CARGOLUX READIES CHINA LAUNCH

Cargolux has set the course for the launch of its China-based offshoot at a time when market turbulence is putting pressure on air freight yields.

 

On January 19, the board of directors of the European freighter airline gave the green light for the proposed investment of US$77 million for Cargolux China, a joint venture all-cargo carrier that will be based at Zhengzhou, the Cargolux hub in China.

 

The investment gives the Luxembourg-based carrier a 35% share in the new airline, second only to Henan Civil Aviation Development and Investment, which will hold 49%. The largest shareholder also has a 35% equity position in Cargolux itself.

 

The other shareholders are Xin Gang Investment & Development (developer of the Zhengzhou Airport Comprehensive Economic Experimental Zone), and the Henan Airport Group (the operator of Zhengzhou airport), with 8% holdings each.

 

A launch date for the new airline has yet to be determined, but Cargolux management has stated that the venture will take off in 2017, with the focus on trans-Pacific and intra-Asian operations. The plans for the venture envisage its fleet to grow to five Boeing 747 freighters within the first three years of service. Carglux CEO Dirk Reich hinted last October that the offshoot should kick off with three aircraft, with the lion’s share of activities in the transpacific arena.

 

Cargolux currently operates a fleet of 25 747 freighters. Its management has indicated that more planes will be added both in Luxembourg and in China over the next few years.

 

Last year the carrier registered an 8.8% increase in its block hours over 2014 to a new record level, while tonnage was up 7.4% to 889,746 tons. According to Cargolux management, its global market share increased to 3.8%.

 

Long-term plans in Zhengzhou are upbeat. The airport’s master plan through 2040 foresees five runways, one of which will be solely dedicated to cargo flights, four passenger terminals and expanded cargo facilities. Cargo capacity is planned to reach over 3 million tons per annum.

 

Recent traffic developments give less cause for optimism, though. Instead of a surge in orders for the traditional spike in shipments prior to the Lunar New Year break, shipping lines have met lacklustre demand out of China. In late January, container spot rates to Europe were down almost 60%, and Asia-North America spot rates were largely flat. This does not augur well for air freight demand in February.

 

Pundits and operators have blamed the low demand on the ongoing economic malaise in Europe and on high inventory levels in the US. What exacerbates the situation for airlines is the downward pressure on yields as capacity growth has outpaced demand.
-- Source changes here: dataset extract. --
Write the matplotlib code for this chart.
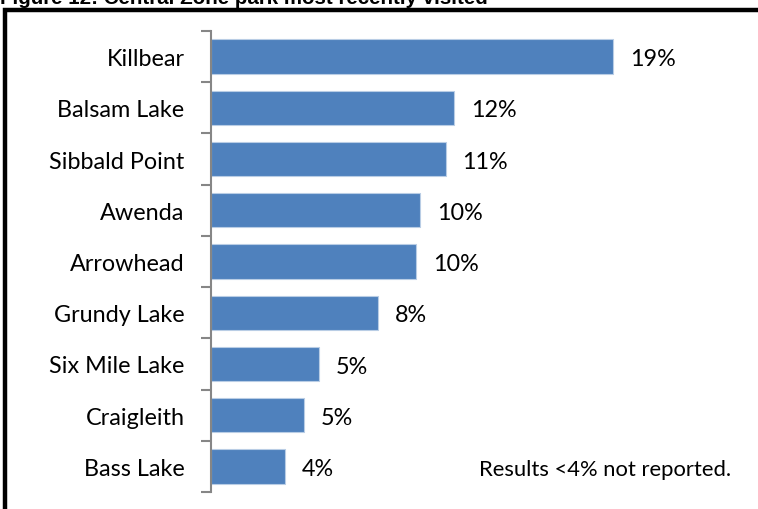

According to some carrier executives, the Chinese airlines have been particularly aggressive in their pricing.

 

“The most impactful current trend is the continuing disconnect between demand growth and capacity increases,” said Jan Krems, president of cargo at United Airlines. He adds that the spikes that characterized previous new consumer electronics launches have been absent recently.

 

Krems is also concerned about the migration of production and its likely repercussions for long-haul traffic. “A trend that seems to be accelerating in strength and impact is the shift in manufacturing away from the traditional regions in China toward new growth centres in countries in Southeast Asia. We’re seeing a lot of intra-Asia movement as Samsung moves its smartphone production to Vietnam, Japanese companies relocate to the Philippines, and new factories and production lines are established in Thailand and Indonesia,” he remarked. 

 

Airline cargo executives are not expecting a marked improvement in the market in the coming months. “I don’t think we’ll see any market expansion any time soon,” commented Shawn McWhorter, president for the Americas of Nippon Cargo Airlines.

 

Given the market situation, Cargolux top brass should not be in too great a rush to get their Asian offshoot airborne, although there have been suggestions of some possible mitigation from the host country.

 

According to a recent newspaper report from Luxembourg, Cargolux chairman Paul Helminger has indicated that China would offer subsidies to help the new carrier through its first years of operation.